Between 1960 and the early 1970s, virtually all sub-Saharan Africa gained independence from European colonial rule, with 1960 alone seeing 17 African nations achieve sovereignty. Nationalist movements—often led by educated elites—negotiated or fought for independence, creating dozens of new nation-states. The 1960s saw Africa as a field of Cold War competition, with the U.S. and Soviet Union supporting rival factions. African independence movements celebrated Pan-Africanism and self-determination but inherited colonial borders that grouped diverse populations together, creating lasting governance and conflict challenges.
You already know the broad pattern of decolonization: colonial powers exhausted by World War II, nationalist movements energized by the principle of self-determination, and a United Nations system that formally endorsed the right of peoples to govern themselves. Africa's independence wave was the most compressed and dramatic instance of this pattern. The continent went from almost entirely colonized to almost entirely independent within a single generation — a speed that reflected both the political momentum of nationalism and the practical willingness of most European powers (Britain especially) to withdraw rather than fight costly colonial wars.
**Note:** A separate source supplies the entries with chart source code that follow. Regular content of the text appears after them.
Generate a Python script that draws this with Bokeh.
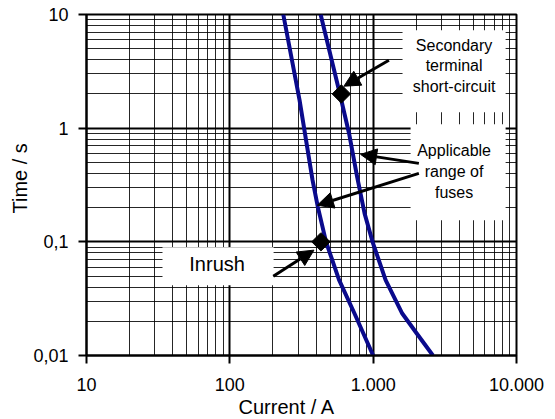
import math
from bokeh.plotting import figure
from bokeh.models import FixedTicker, Arrow, NormalHead, Title
from bokeh.core.properties import value
from bokeh.embed import file_html
from bokeh.resources import INLINE

# ---- data ----
x_ticks = [10, 100, 1000, 10000]
x_tick_labels = ["10", "100", "1.000", "10.000"]
y_ticks = [0.01, 0.1, 1, 10]
y_tick_labels = ["0,01", "0,1", "1", "10"]

# lower fuse characteristic (current in A, time in s)
left_current = [236, 306.5, 377.6, 411, 469, 578, 741, 1000]
left_time = [10, 1.763, 0.349, 0.203, 0.1, 0.0462, 0.0234, 0.01]
# upper fuse characteristic
right_current = [430, 587, 679, 773, 871, 990, 1222, 1596, 2009, 2612]
right_time = [10, 1.98, 0.898, 0.373, 0.178, 0.1, 0.046, 0.0234, 0.0157, 0.01]

# marked points
point_current = [600, 432]
point_time = [2.0, 0.1]

# annotation boxes (left, right, bottom, top) in data units
box_left = [1603, 1824, 33.9]
box_right = [8395, 8395, 202]
box_bottom = [1.38, 0.155, 0.0416]
box_top = [7.28, 1.084, 0.0898]

callout_lines = ["Secondary", "terminal", "short-circuit", "Applicable", "range of", "fuses"]
callout_x = [3670] * 6
callout_y = [5.37, 3.53, 2.31, 0.631, 0.413, 0.270]

inrush_text = "Inrush"
inrush_x = 81.5
inrush_y = 0.0643

# arrows: (x_start, y_start, x_end, y_end)
arrow_x_start = [1288, 2084, 2084, 201]
arrow_y_start = [3.96, 0.490, 0.400, 0.0499]
arrow_x_end = [625, 817, 408, 386]
arrow_y_end = [2.34, 0.588, 0.210, 0.0845]

x_title = "Current / A"
y_title = "Time / s"

FONT = "Liberation Sans"

p = figure(width=555, height=419, x_axis_type="log", y_axis_type="log",
           x_range=(10, 10000), y_range=(0.01, 10),
           output_backend="svg", toolbar_location=None,
           min_border_left=86, min_border_right=39,
           min_border_top=14, min_border_bottom=64)

p.outline_line_color = "black"
p.outline_line_width = 2
p.background_fill_color = "white"
p.border_fill_color = "white"

x_minor = [d * k for d in [10, 100, 1000] for k in range(2, 10)]
y_minor = [d * k for d in [0.01, 0.1, 1] for k in range(2, 10)]
p.xaxis.ticker = FixedTicker(ticks=x_ticks, minor_ticks=x_minor)
p.yaxis.ticker = FixedTicker(ticks=y_ticks, minor_ticks=y_minor)
p.xaxis.major_label_overrides = {t: s for t, s in zip(x_ticks, x_tick_labels)}
p.yaxis.major_label_overrides = {t: s for t, s in zip(y_ticks, y_tick_labels)}

for ax in (p.xaxis, p.yaxis):
    ax.axis_line_color = "black"
    ax.axis_line_width = 2
    ax.major_tick_line_color = "black"
    ax.major_tick_line_width = 2
    ax.major_tick_out = 8
    ax.major_tick_in = 0
    ax.minor_tick_out = 0
    ax.minor_tick_in = 0
    ax.major_label_text_font = FONT
    ax.major_label_text_font_size = "18px"
    ax.major_label_text_color = "black"
p.yaxis.major_label_standoff = 10
p.xaxis.major_label_standoff = 14

for g in (p.xgrid, p.ygrid):
    g.grid_line_color = "black"
    g.grid_line_width = 2
    g.grid_line_alpha = 1
    g.minor_grid_line_color = "black"
    g.minor_grid_line_width = 1
    g.minor_grid_line_alpha = 0.85

# axis titles
xt = Title(text=x_title, align="left", offset=152, text_font=FONT,
           text_font_size="20px", text_font_style="normal", text_color="black", standoff=0)
p.add_layout(xt, "below")
yt = Title(text=y_title, align="left", offset=142, text_font=FONT,
           text_font_size="20px", text_font_style="normal", text_color="black", standoff=0)
p.add_layout(yt, "left")

# white text boxes
p.quad(left=box_left, right=box_right, bottom=box_bottom, top=box_top,
       fill_color="white", line_color=None)

# curves
p.line(left_current, left_time, line_color="#0A0A8C", line_width=4, line_join="round")
p.line(right_current, right_time, line_color="#0A0A8C", line_width=4, line_join="round")

# markers
p.scatter(point_current, point_time, marker="square", size=13, angle=math.pi / 4,
          fill_color="black", line_color="black")

# arrows
for xs, ys, xe, ye in zip(arrow_x_start, arrow_y_start, arrow_x_end, arrow_y_end):
    p.add_layout(Arrow(end=NormalHead(size=16, fill_color="black", line_color="black", line_width=1),
                       x_start=xs, y_start=ys, x_end=xe, y_end=ye,
                       line_color="black", line_width=3))

# texts
p.text(x=callout_x, y=callout_y, text=callout_lines, text_font=value(FONT),
       text_font_size="16px", text_align="center", text_baseline="middle", text_color="black")
p.text(x=[inrush_x], y=[inrush_y], text=[inrush_text], text_font=value(FONT),
       text_font_size="20px", text_align="center", text_baseline="middle", text_color="black")

open("out.html", "w").write(file_html(p, INLINE))
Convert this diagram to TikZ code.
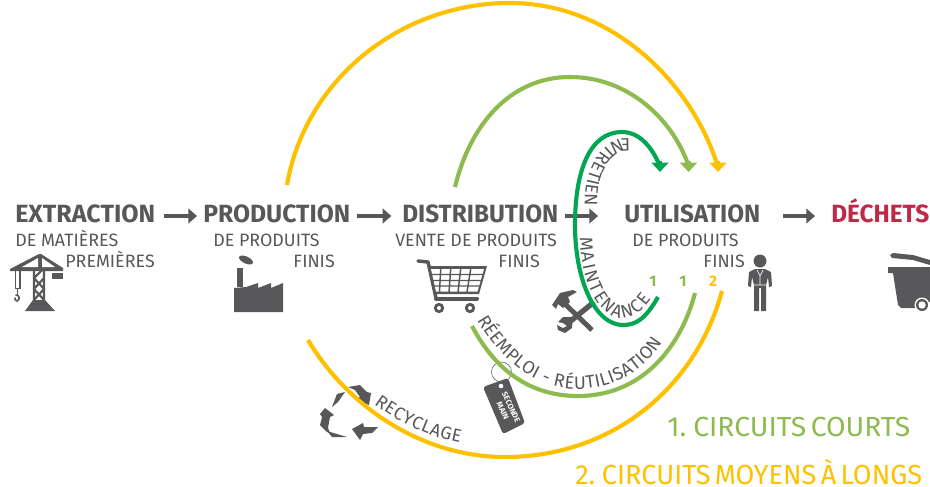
\documentclass[tikz,border=0pt]{standalone}
\usepackage{fontspec}
\usepackage{graphicx}
\setmainfont{Fira Sans}
\usetikzlibrary{arrows.meta,decorations.text,calc}
\definecolor{ink}{HTML}{58585A}
\definecolor{lime}{HTML}{8DBB4E}
\definecolor{amber}{HTML}{FFC000}
\definecolor{leaf}{HTML}{00A651}
\definecolor{wine}{HTML}{BE2A46}
\newcommand{\hdfont}{\fontsize{18.7pt}{20pt}\selectfont\bfseries}
\newcommand{\sbfont}{\fontsize{13.4pt}{15pt}\selectfont}
\newcommand{\cvfont}{\fontsize{13.5pt}{14pt}\selectfont}
\newcommand{\legendtext}[2]{\fontsize{20.7pt}{23pt}\selectfont\spaceskip=.16em\relax\resizebox{#1}{\height}{#2}}
\tikzset{
 head/.style={anchor=base west,inner sep=0pt,text=ink,font=\hdfont,text height=9pt,text depth=0pt},
 sub/.style={anchor=base west,inner sep=0pt,text=ink,font=\sbfont},
 subr/.style={anchor=base east,inner sep=0pt,text=ink,font=\sbfont},
 flow/.style={draw=ink,line width=2.3pt,-{Triangle[length=6.5pt,width=11pt]}},
 loopc/.style={line width=3.1pt,-{Triangle[length=7pt,width=12.5pt]}},
 plainc/.style={line width=3.1pt},
 icon/.style={fill=ink,draw=none},
 num/.style={font=\fontsize{11.5pt}{11.5pt}\selectfont\bfseries,inner sep=0pt},
 legend/.style={anchor=base west,inner sep=0pt},
}
\begin{document}
\begin{tikzpicture}[x=0.75pt,y=-0.75pt]
\useasboundingbox (0,0) rectangle (930,486);
% crane
\fill[icon] (25,311)--(33,300)--(45,300)--(55,311)--cycle;
\draw[ink,line width=1.6pt] (34,302)--(34,262) (44,302)--(44,262) (34,300)--(44,289)--(34,278)--(44,268) (44,300)--(34,289)--(44,278);
\fill[icon] (10,271)--(10,269)--(39,254)--(41,254)--(63,268)--(63,271)--cycle;
\fill[white] (22,267)--(38,258)--(38,267)--cycle (42,258)--(55,267)--(42,267)--cycle;
\fill[icon] (52,273) rectangle (63,279);
\draw[ink,line width=1pt] (15.5,271)--(15.5,288.5)--(20,288.5)--(20,271);
\draw[ink,line width=1.2pt,line cap=round] (17.5,289)--(17.5,295);
\draw[ink,line width=1.2pt,line cap=round] (16,295) .. controls (20,295) and (20,300) .. (17,301) .. controls (15,301) and (15,299) .. (15,298);
% factory
\fill[icon] (237,268) rectangle (243,287);
\fill[icon,rotate around={-25:(246,260)}] (246,260) ellipse (7.5 and 3.5);
\fill[icon] (234,312)--(234,288)--(246,287)--(258,283)--(258,288)--(271,283)--(271,288)--(283,283)--(283,312)--cycle;
% cart
\draw[ink,line width=2.6pt,line cap=round,line join=round] (418,261)--(428,262)--(436,298);
\draw[ink,line width=3pt,line cap=round] (436,298.5)--(477,298.5);
\fill[icon] (428,266)--(487,266)--(479,294)--(434,294)--cycle;
\fill[white] (431,269)--(484,269)--(477.5,291.5)--(436,291.5)--cycle;
\draw[ink,line width=1.1pt] (432,274.5)--(483,274.5) (433,280.5)--(481,280.5) (434.5,286)--(479,286)
 (440.7,269)--(439.5,292) (450.7,269)--(449,292) (460.7,269)--(458,292) (470.7,269)--(467,292);
\fill[icon] (439,308) circle (5.2) (470,308) circle (5.2);
\fill[white] (439,308) circle (2) (470,308) circle (2);
% tools
\draw[ink,line width=3.7pt] (565,304)--(592,330);
\fill[icon] (552,305)--(560,293)--(573,290)--(577,292)--(568,297)--(570,302)--(563,308)--(558,304)--(556,309)--cycle;
\draw[ink,line width=4pt] (594,302)--(567,324);
\fill[icon] (573,317)--(563,317)--(558,322)--(563,323)--(567,326)--(563,328)--(557,325)--(558,330)--(565,333)--(572,328)--cycle;
% person
\fill[icon] (760,261) circle (6.5);
\fill[icon] (755,269)--(765,269)--(771,272)--(772,286)--(769,287)--(768,277)--(766,285)--(766,311)--(761,311)--(761,288)--(759,288)--(759,311)--(754,311)--(754,285)--(752,277)--(751,287)--(748,286)--(749,272)--cycle;
\draw[white,line width=.5pt] (754,285)--(766,285) (757,270)--(760,276)--(763,270) (760,276)--(760,285);
% bin
\fill[icon] (890,255)--(893,253)--(913,255)--(930,260)--(930,265)--(913,260)--(892,258)--cycle;
\fill[icon] (888,267)--(930,267)--(930,302)--(916,308)--(901,308)--(898,305)--(893,273)--(888,273)--cycle;
\fill[white] (922,305) circle (7.5);
\fill[icon] (922,305) circle (6);
\fill[white] (922,305) circle (3.7);
% tag
\draw[ink,line width=.4pt] (501.5,372) circle (10);
\fill[icon,rounded corners=2pt] (483,387)--(508,378)--(525,423)--(503,434)--cycle;
\fill[white] (501,386) circle (2.3);
\node[rotate=-65,inner sep=0pt,text=white,align=center,font=\fontsize{5.9pt}{6.8pt}\selectfont\bfseries] (tagtext) at (507,409) {SECONDE\\MAIN};
% recycle
\fill[icon] (348,387)--(360,385)--(367,392)--(371,393)--(369,405)--(354,399)--(360,397)--(355,390)--cycle;
\fill[icon] (345,392)--(337,394)--(332,407)--(338,402)--cycle;
\fill[icon] (320,414)--(325,408)--(334,415)--(330,417)--(328,428)--(330,433)--(327,432)--(320,425)--(322,417)--cycle;
\fill[icon] (327,431)--(347,437)--(332,437)--cycle;
\fill[icon] (352,429)--(363,423)--(364,427)--(378,427)--(372,433)--(363,434)--(360,440)--cycle;
% labels
\node[head] (extraction) at (15,222) {\resizebox{105pt}{\height}{EXTRACTION}};
\node[head] (production) at (203,222) {\resizebox{110.2pt}{\height}{PRODUCTION}};
\node[head] (distribution) at (402,222) {\resizebox{117pt}{\height}{DISTRIBUTION}};
\node[head] (utilisation) at (624,222) {\resizebox{102pt}{\height}{UTILISATION}};
\node[head,text=wine] (dechets) at (831,222) {\resizebox{73.5pt}{\height}{DÉCHETS}};
\node[sub] (s1) at (15,246) {DE MATIÈRES};
\node[subr] (s1b) at (155,267) {PREMIÈRES};
\node[sub] (s2) at (213,246) {DE PRODUITS};
\node[subr] (s2b) at (335,267) {FINIS};
\node[sub] (s3) at (395,246) {VENTE DE PRODUITS};
\node[subr] (s3b) at (540,267) {FINIS};
\node[sub] (s4) at (632,246) {DE PRODUITS};
\node[subr] (s4b) at (745,267) {FINIS};
% flows
\draw[flow,shorten <=6pt,shorten >=4.5pt] (extraction.east) -- (production.west);
\draw[flow,shorten <=5pt,shorten >=8pt] (production.east) -- (distribution.west);
\draw[flow,shorten <=5pt,shorten >=19.5pt] (distribution.east) -- (utilisation.west);
\draw[flow,shorten <=16.5pt,shorten >=12pt] (utilisation.east) -- (dechets.west);
% curves
\coordinate (ya) at (287,185); \coordinate (yb) at (718,172);
\coordinate (ga) at (455,187); \coordinate (gb) at (688.5,172);
\coordinate (da) at (658,297); \coordinate (db) at (660,172);
\coordinate (ra) at (472,326); \coordinate (rb) at (695,293);
\coordinate (ca) at (308,340); \coordinate (cb) at (722,291);
\draw[plainc,amber] (ya) .. controls (305,80) and (400,3) .. (510,3) .. controls (610,3) and (690,80) .. (717,164);
\draw[loopc,amber] (718,161) -- (yb);
\draw[plainc,lime] (ga) .. controls (470,125) and (510,77) .. (570,77) .. controls (625,77) and (670,115) .. (688,164);
\draw[loopc,lime] (688.5,161) -- (gb);
\draw[plainc,leaf] (da) .. controls (645,320) and (635,325) .. (623,325) .. controls (595,325) and (575,280) .. (575,225) .. controls (575,170) and (590,132) .. (622,132) .. controls (640,132) and (652,148) .. (659,164);
\draw[loopc,leaf] (660,161) -- (db);
\draw[plainc,lime] (ra) .. controls (495,370) and (530,396) .. (578,396) .. controls (640,396) and (680,350) .. (rb);
\draw[plainc,amber] (ca) .. controls (350,410) and (425,457) .. (505,457) .. controls (610,457) and (695,390) .. (cb);
% curved labels
\path[decorate,decoration={text along path,text align=fit to path,text={|\cvfont\color{ink}|ENTRETIEN}}]
 (630,139) .. controls (610,135) and (583,160) .. (585,206);
\path[decorate,decoration={text along path,text align=fit to path,text={|\cvfont\color{ink}|MAINTENANCE}}]
 (580,237) .. controls (580,280) and (598,318) .. (622,318) .. controls (632,318) and (642,312) .. (651,299);
\path[decorate,decoration={text along path,text align=fit to path,text={|\cvfont\color{ink}|RÉEMPLOI - RÉUTILISATION}}]
 (477,320) .. controls (500,360) and (535,389) .. (578,389) .. controls (615,389) and (645,370) .. (662,342);
\path[decorate,decoration={text along path,text align=fit to path,text={|\cvfont\color{ink}|RECYCLAGE}}]
 (374,404) .. controls (400,423) and (430,437) .. (460,443);
% numbers
\node[num,text=lime] (n1) at (653,281) {1};
\node[num,text=lime] (n2) at (683,281) {1};
\node[num,text=amber] (n3) at (713,281) {2};
% legend
\node[legend,text=lime] (l1) at (667,436) {\legendtext{182.2pt}{1. CIRCUITS COURTS}};
\node[legend,text=amber] (l2) at (575,484) {\legendtext{260.2pt}{2. CIRCUITS MOYENS À LONGS}};
\end{tikzpicture}
\end{document}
The key structural fact behind this compression was timing. African nationalism developed later than South and Southeast Asian nationalism, partly because European colonization of sub-Saharan Africa was itself later — the "Scramble for Africa" at the 1884–85 Berlin Conference had divided the continent with minimal African input only seventy years before independence. The educated African elites who led independence movements — Kwame Nkrumah in Ghana, Sékou Touré in Guinea, Jomo Kenyatta in Kenya, Patrice Lumumba in Congo — had often been educated in European universities, where they encountered both liberal democratic theory and socialist anti-imperialism. They turned the logic of self-determination, which European liberals had articulated for European nations, against the empires that denied it to Africans.
Pan-Africanism provided the ideological glue. Thinkers like W.E.B. Du Bois and Marcus Garvey (both African-American) had articulated the idea of African continental solidarity decades earlier, and African nationalists adopted it as both cultural pride and political strategy. The 1945 Manchester Pan-African Congress, attended by Nkrumah and Kenyatta among others, was a planning session for what would unfold over the next two decades. When Ghana achieved independence in 1957 — the first sub-Saharan African nation to do so — it served as proof of concept, accelerating movements across the continent.
The Cold War overlay complicated everything. Both the United States and the Soviet Union saw newly independent African states as potential allies, providing aid, weapons, and political support to rival factions. The Congo Crisis of 1960–65 illustrated this most catastrophically: Lumumba's assassination and the subsequent civil war involved CIA intervention, Belgian covert operations, and Soviet support for different Congolese factions, turning a governance crisis into a proxy conflict. The structural problem that outlasted the Cold War was the colonial borders themselves. The Berlin Conference had drawn lines that grouped together ethnically distinct populations and divided others across multiple new states, creating the conditions for ethnic conflict, secessionist movements, and governance challenges that many African nations continue to navigate. Independence delivered sovereignty without erasing the arbitrary boundaries inside which that sovereignty had to be exercised.